We asked Jay Acunzo, creator of the podcast ‘Unthinkable’ his thoughts on writing quality content. Here’s what he told us:




“You’ve probably heard the phrase treat your content like a product and I think that’s the right approach. I came out of the startup world and startups are notorious about launching lean versions of the product and iterating using product feedback. They launch small features, they launch one single bit of benefit, and they build up bigger and bigger features using the ‘Lean Startup’ methodology. I think as content marketers we have this unfair advantage to treat our content like that kind of product: Why in the world would you develop a .pdf, a podcast episode, a video series, a new blog…anything large…without guaranteeing it is going to succeed when you’re going to dump time money, and blood, sweat and tears into that thing?

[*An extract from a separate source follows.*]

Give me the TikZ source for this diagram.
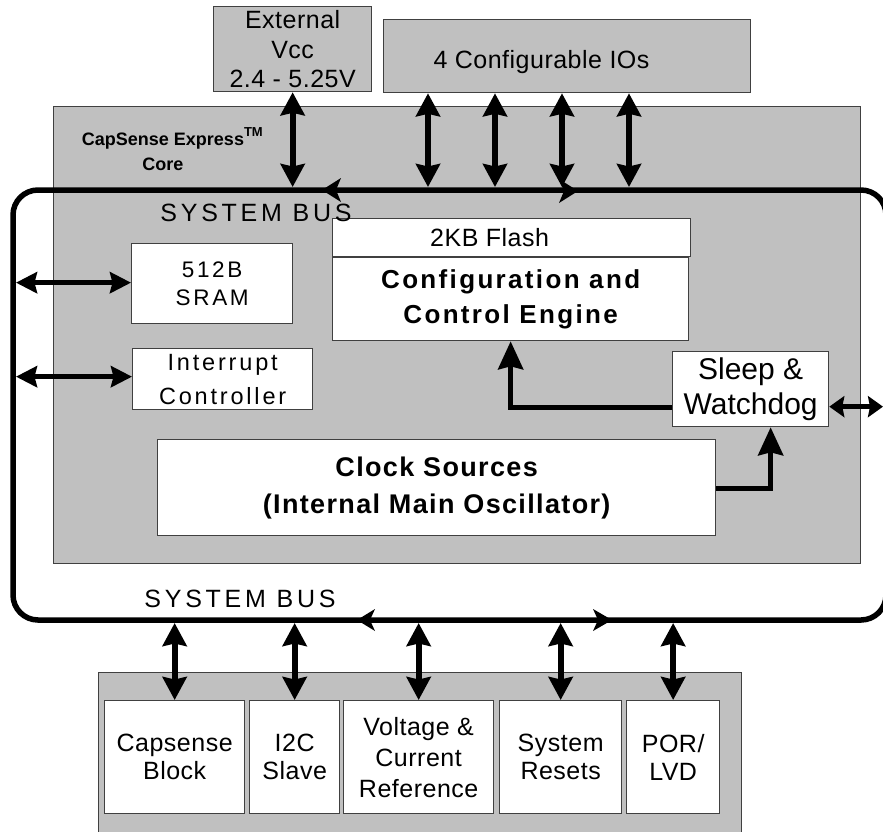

What I want to encourage you to do is to move up the chain of value, and then back down the chain of value. For example: Can you use Twitter to lob out strongly worded opinions you have on something, that will become a blog post eventually? All you’re looking for from these channels that have audience you can access for free is a strong reaction. Not a big following, not a ton of retweets, just a small number of people reacting in a big way as a signal that you are onto something. When you catch that on social, maybe you turn that into a blog post, or a longer post on social / some other network. Bit by bit move up the chain of how it hard it is for people to consume your thinking because you’re informing your ideas / content until you reach that big mass of quality piece or consistent publication. Once you have that, you know it’s been informed by feedback from your audience, so now move back down the chain; I go from a big piece (in my world, a podcast episode), back to a blog post, from a blog post back down to a bunch of Tweets.

I want to encourage you to act like a startup, treat your content like a product. Test things, get a small reaction as a signal you should keep going, and then move to higher and higher value pieces. Once you have that high value piece, move back down the chain to distribute it. Inform your content with real world feedback from your audience, and treat your content like a product.”